Lauren rolled her eyes, smiling lightly as she reached for a bra. "First off, that's not true. You need a boy and a girl to have a baby, you can make one any way you want. Second, what did you want to know? I've done my share of neuroanatomy. It was the the single most fun and boring class I've ever had at the same time."

Normani made a noise, seating herself on the thin bench and pulling out a clipboard covered with papers. "So I need to explain how a kid gets a certain eye colour from their parents. Is it like some kind of genetic lottery?

"Kind of." Lauren hooked a navy blue bra around her body, dropping the towel. "Eye colour is linked to a number of different genes, I'd have to check my notes to give you the exact ones... I know there's OCA2 but I can't remember the others."

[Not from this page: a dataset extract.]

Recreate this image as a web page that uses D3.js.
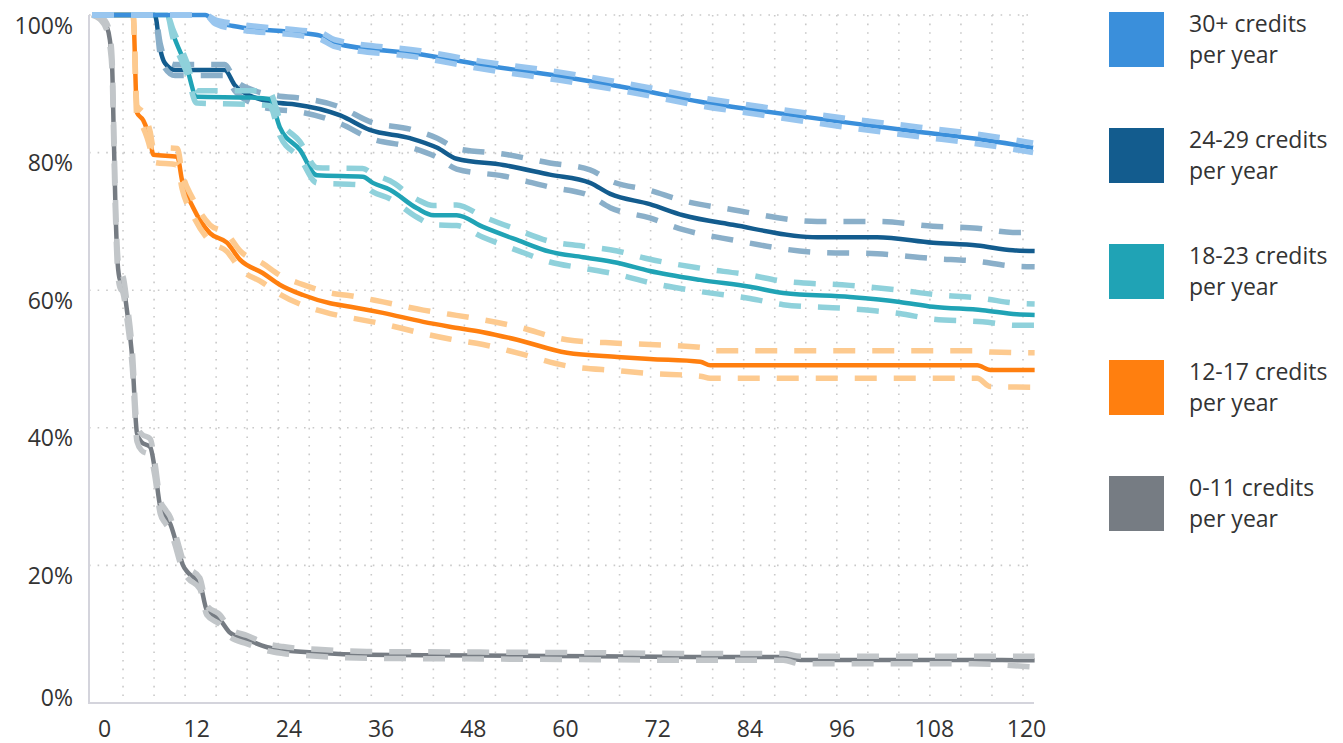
<!DOCTYPE html>
<html>
<head>
<meta charset="utf-8">
<script src="https://cdn.jsdelivr.net/npm/d3@7"></script>
<style>
    body { margin: 0; background: #fff; }
    text { font-family: "Open Sans", sans-serif; fill: #333; }
</style>
</head>
<body>
<svg id="chart" width="1343" height="743"></svg>
<script>

// legend labels, top to bottom
var categories = ["30+ credits", "24-29 credits", "18-23 credits", "12-17 credits", "0-11 credits"];
var xTicks = [0, 12, 24, 36, 48, 60, 72, 84, 96, 108, 120];
var yTicks = [0, 20, 40, 60, 80, 100];

// 30+ credits per year (months, survival %, lower and upper bound)
var m30 = [0, 14.6, 15.9, 18.2, 26.8, 29.4, 31.3, 42.3, 50.0, 60.3, 70.6, 78.4, 86.1, 96.4, 106.7, 114, 121.3];
var v30 = [100, 100, 99.0, 98.4, 97.4, 97.0, 95.9, 94.3, 92.8, 91.1, 89.1, 87.4, 86.1, 84.5, 83.0, 82.0, 80.7];
var lo30 = [100, 100, 98.7, 98.0, 97.0, 96.5, 95.4, 93.8, 92.2, 90.5, 88.5, 86.8, 85.5, 83.8, 82.3, 81.3, 80.0];
var hi30 = [100, 100, 99.3, 98.8, 97.8, 97.5, 96.4, 94.8, 93.3, 91.7, 89.7, 88.0, 86.7, 85.1, 83.7, 82.7, 81.4];

// 24-29 credits per year
var m24 = [0, 8.1, 8.8, 9.4, 10.7, 17.1, 18.4, 21.0, 24.2, 26.2, 32.0, 35.8, 41.0, 44.5, 47.0, 53.0, 59.0, 64.2, 66.8, 71.9, 76.2, 82.6, 93.5, 101.2, 108.4, 114.1, 118.7, 121.5];
var v24 = [100, 100, 95.0, 93.0, 92.0, 92.0, 89.8, 88.0, 87.2, 87.0, 85.4, 83.3, 82.1, 80.7, 79.1, 78.2, 76.8, 75.6, 74.0, 72.5, 70.9, 69.5, 67.7, 67.7, 66.9, 66.5, 65.8, 65.7];
var lo24 = [100, 100, 94.2, 92.3, 91.2, 91.2, 89.0, 87.0, 86.2, 86.0, 84.2, 82.1, 80.8, 79.3, 77.6, 76.6, 75.0, 73.7, 72.0, 70.5, 68.8, 67.3, 65.5, 65.3, 64.6, 64.2, 63.5, 63.4];
var hi24 = [100, 100, 95.8, 93.7, 92.8, 92.8, 90.6, 89.0, 88.2, 88.0, 86.6, 84.5, 83.4, 82.1, 80.6, 79.8, 78.5, 77.5, 75.9, 74.5, 73.0, 71.7, 70.0, 70.0, 69.3, 69.0, 68.4, 68.4];

// 18-23 credits per year
var m18 = [0, 9.7, 10.4, 12.2, 13.5, 20.4, 22.9, 24.2, 26.8, 29.0, 34.9, 36.2, 38.4, 41.9, 44.0, 47.0, 50.4, 54.8, 59.0, 63.3, 67.7, 71.9, 78.4, 84.8, 89.1, 97.7, 104.1, 108.4, 114.8, 119.2, 121.5];
var v18 = [100, 100, 97.4, 92.4, 88.1, 88.0, 87.8, 83.7, 80.4, 76.7, 76.5, 75.6, 74.6, 71.9, 70.9, 70.9, 69.2, 67.3, 65.6, 64.8, 64.0, 62.8, 61.5, 60.5, 59.6, 59.0, 58.3, 57.6, 57.1, 56.5, 56.4];
var lo18 = [100, 100, 96.8, 91.6, 87.2, 87.0, 86.8, 82.5, 79.2, 75.6, 75.3, 74.3, 73.3, 70.6, 69.5, 69.4, 67.7, 65.8, 64.1, 63.2, 62.3, 61.1, 59.8, 58.8, 57.9, 57.3, 56.6, 55.8, 55.4, 54.9, 54.9];
var hi18 = [100, 100, 98.0, 93.2, 89.0, 89.0, 88.8, 84.9, 81.6, 77.8, 77.7, 76.9, 75.9, 73.2, 72.3, 72.4, 70.7, 68.8, 67.1, 66.4, 65.7, 64.5, 63.2, 62.2, 61.3, 60.7, 60.0, 59.4, 58.8, 58.1, 58.0];

// 12-17 credits per year
var m12 = [0, 5.3, 5.8, 6.6, 7.5, 7.9, 11.0, 11.6, 13.0, 15.2, 17.4, 19.1, 22.0, 24.2, 27.2, 30.7, 33.3, 37.5, 42.7, 46.1, 50.4, 54.8, 61.2, 67.7, 71.9, 78.4, 79.7, 114.1, 115.8, 121.5];
var v12 = [100, 100, 85.8, 84.7, 81.8, 79.7, 79.4, 76.0, 72.1, 68.3, 66.9, 64.4, 62.5, 60.8, 59.3, 58.1, 57.6, 56.7, 55.4, 54.7, 53.9, 52.8, 50.9, 50.3, 50.0, 49.6, 49.1, 49.1, 48.4, 48.4];
var lo12 = [100, 100, 84.8, 83.6, 80.6, 78.6, 78.2, 74.8, 70.9, 67.1, 65.6, 63.1, 61.1, 59.4, 57.8, 56.6, 56.0, 55.1, 53.7, 52.9, 52.1, 50.9, 49.0, 48.3, 47.9, 47.5, 47.2, 47.2, 46.0, 45.9];
var hi12 = [100, 100, 86.8, 85.8, 83.0, 80.8, 80.6, 77.2, 73.3, 69.5, 68.2, 65.7, 63.9, 62.2, 60.8, 59.6, 59.2, 58.3, 57.1, 56.5, 55.7, 54.7, 52.8, 52.3, 52.1, 51.7, 51.2, 51.2, 51.0, 50.9];

// 0-11 credits per year
var m0 = [0, 1.0, 1.9, 2.3, 2.6, 2.8, 3.0, 3.3, 3.6, 4.0, 4.5, 5.2, 5.8, 6.4, 7.5, 8.1, 8.8, 9.4, 10.1, 10.8, 11.3, 11.7, 12.4, 13.9, 14.8, 16.5, 17.8, 20.0, 22.6, 24.6, 29.0, 35.4, 50, 65, 78.4, 89.1, 91.3, 113.4, 121.5];
var v0 = [100, 99.6, 98.3, 96.4, 92.4, 82.8, 73.1, 64.0, 61.5, 60.8, 57.1, 49.9, 39.2, 37.9, 37.2, 34.0, 28.5, 27.2, 26.0, 23.5, 21.5, 20.1, 18.9, 17.4, 13.5, 12.1, 10.2, 9.2, 8.1, 7.7, 7.3, 7.0, 6.9, 6.8, 6.7, 6.7, 6.25, 6.25, 6.2];
var lo0 = [100, 99.4, 97.8, 95.6, 91.4, 81.6, 71.9, 62.8, 60.4, 59.6, 55.9, 48.7, 38.0, 36.7, 36.0, 33.0, 27.5, 26.2, 25.0, 22.6, 20.6, 19.3, 18.1, 16.6, 12.8, 11.4, 9.6, 8.6, 7.6, 7.2, 6.8, 6.5, 6.4, 6.3, 6.2, 6.2, 5.7, 5.7, 5.2];
var hi0 = [100, 99.8, 98.8, 97.2, 93.4, 84.0, 74.3, 65.2, 62.6, 62.0, 58.3, 51.1, 40.4, 39.1, 38.4, 35.0, 29.5, 28.2, 27.0, 24.4, 22.4, 20.9, 19.7, 18.2, 14.2, 12.8, 10.8, 9.8, 8.6, 8.2, 7.8, 7.5, 7.4, 7.3, 7.2, 7.2, 6.8, 6.8, 6.8];

// colours: solid line, then the lighter dashed bounds
var mainColors = ["#3a8fdb", "#135c8e", "#20a3b5", "#ff7f0f", "#767c83"];
var bandColors = ["#99c6ef", "#8aafc9", "#8fd1db", "#fdca8f", "#c2c6c9"];

var series = [
    {months: m30, main: v30, lo: lo30, hi: hi30},
    {months: m24, main: v24, lo: lo24, hi: hi24},
    {months: m18, main: v18, lo: lo18, hi: hi18},
    {months: m12, main: v12, lo: lo12, hi: hi12},
    {months: m0, main: v0, lo: lo0, hi: hi0}
];

var svg = d3.select("#chart");

// scales
var x = d3.scaleLinear().domain([0, 120]).range([92, 1023]);
var xLab = d3.scaleLinear().domain([0, 120]).range([104, 1026]);
var y = d3.scaleLinear().domain([0, 100]).range([703, 15]);
var xEnd = 1034;

// dotted grid
var grid = svg.append("g");
grid.selectAll("line.v").data(d3.range(4, 121, 4)).enter().append("line")
    .attr("x1", function(d) { return x(d); })
    .attr("x2", function(d) { return x(d); })
    .attr("y1", y(100)).attr("y2", y(0))
    .attr("stroke", "#c9c9c9").attr("stroke-width", 1.6)
    .attr("stroke-dasharray", "1.6,7");
grid.selectAll("line.h").data(yTicks.slice(1)).enter().append("line")
    .attr("x1", x(0) - 3).attr("x2", xEnd)
    .attr("y1", function(d) { return y(d); })
    .attr("y2", function(d) { return y(d); })
    .attr("stroke", "#c9c9c9").attr("stroke-width", 1.6)
    .attr("stroke-dasharray", "1.6,7");

// axis lines
svg.append("line").attr("x1", x(0) - 3).attr("x2", x(0) - 3)
    .attr("y1", y(100)).attr("y2", y(0) + 1)
    .attr("stroke", "#d4d4dc").attr("stroke-width", 2);
svg.append("line").attr("x1", x(0) - 4).attr("x2", xEnd)
    .attr("y1", y(0)).attr("y2", y(0))
    .attr("stroke", "#d4d4dc").attr("stroke-width", 2);

// tick labels
var xAxis = svg.append("g").attr("transform", "translate(0," + y(0) + ")")
    .call(d3.axisBottom(xLab).tickValues(xTicks).tickSize(0));
xAxis.select(".domain").remove();
xAxis.selectAll("text").attr("y", 34).attr("dy", 0)
    .style("font-size", "23px").attr("fill", "#333");

var yAxis = svg.append("g").attr("transform", "translate(73,0)")
    .call(d3.axisLeft(y).tickValues(yTicks).tickSize(0).tickPadding(0)
        .tickFormat(function(d) { return d + "%"; }));
yAxis.select(".domain").remove();
yAxis.selectAll("text")
    .attr("dy", 0)
    .attr("y", function(d) { return d === 0 ? 2 : 18; })
    .style("font-size", "23px").attr("fill", "#333");

// curves: solid estimate with dashed bounds on top
var line = d3.line()
    .x(function(d) { return x(d[0]); })
    .y(function(d) { return y(d[1]); })
    .curve(d3.curveMonotoneX);

var drawOrder = [4, 3, 1, 2, 0];
drawOrder.forEach(function(i) {
    var s = series[i];
    var g = svg.append("g");
    g.append("path")
        .attr("d", line(d3.zip(s.months, s.main)))
        .attr("fill", "none")
        .attr("stroke", mainColors[i])
        .attr("stroke-width", 4.5)
        .attr("stroke-linejoin", "round");
    [s.lo, s.hi].forEach(function(b) {
        g.append("path")
            .attr("d", line(d3.zip(s.months, b)))
            .attr("fill", "none")
            .attr("stroke", bandColors[i])
            .attr("stroke-width", 5.5)
            .attr("stroke-dasharray", "22,17");
    });
});

// legend
var legend = svg.selectAll("g.legend").data(categories).enter().append("g")
    .attr("class", "legend")
    .attr("transform", function(d, i) { return "translate(1109," + (12 + i * 116) + ")"; });
legend.append("rect")
    .attr("width", 55).attr("height", 55)
    .attr("fill", function(d, i) { return mainColors[i]; });
legend.append("text").attr("x", 80).attr("y", 20)
    .style("font-size", "23px").text(function(d) { return d; });
legend.append("text").attr("x", 80).attr("y", 51)
    .style("font-size", "23px").text("per year");

</script>
</body>
</html>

"I'm already regretting this." Her roommate mumbled back, jotting something down on the board. "Okay, keep going."

"Eye colours can range from a really dark brown to a really light blue. The colour you get depends on a series of single-nucleotide polymorphisms in the genes and their neighbours, which in turn affects the amount of melanin pigment in the iris. Brown eyes have a lot of the pigment, bluer eyes have less." Lauren explained, shrugging on a t-shirt and a pair of shorts, running her fingers through her long damp hair. "It's actually kind of cool, we used to think that eyes followed an inheritance pattern, where brown eyes were dominant and blue eyes were recessive. That meant that only parents with blue or green eyes could have babies with blue or green eyes."

Normani looked up. "I guess you prove that theory wrong."

"That I do." The Latina gave her friend a sweet smile. "So in your paper, be sure not to make that mistake. Kids only get the genes from their parents, the amount of melanin in the eye is affected by polymorphisms that only they're responsible for. Multiple genes are involved, so we can't say for certain eye colour follows the same track as something like Huntington's Disease or sickle cell anemia."

"I'm guessing those are more genetic." Normani glanced up again.

"Yeah." Lauren frowned in the mirror and tugged her shirt off, grabbing another one and giving it an inspective sniff. "I love pathology and disease, it's one of the most research-forward fields right now. Camila could tell you more though."

"No, I think you've done more than enough." Normani made a soft sighing nose, clicking her pen and starting to nibble on the end. "The last time I asked for information from Camila she locked me into a two hour debate over something called the crisper locus."

C-R-I-S-P-R." Lauren clarified, looking over her bare shoulder. "We're learning to genetically alter pig organs and match the MHC complexes with humans so we can eventually start doing transplants wi—"

"Bye nerd." Normani was on her feet with a towel over her shoulder, halfway out of the change room before Lauren could even turn around. "You're lucky I don't stuff you into a locker and leave you there!"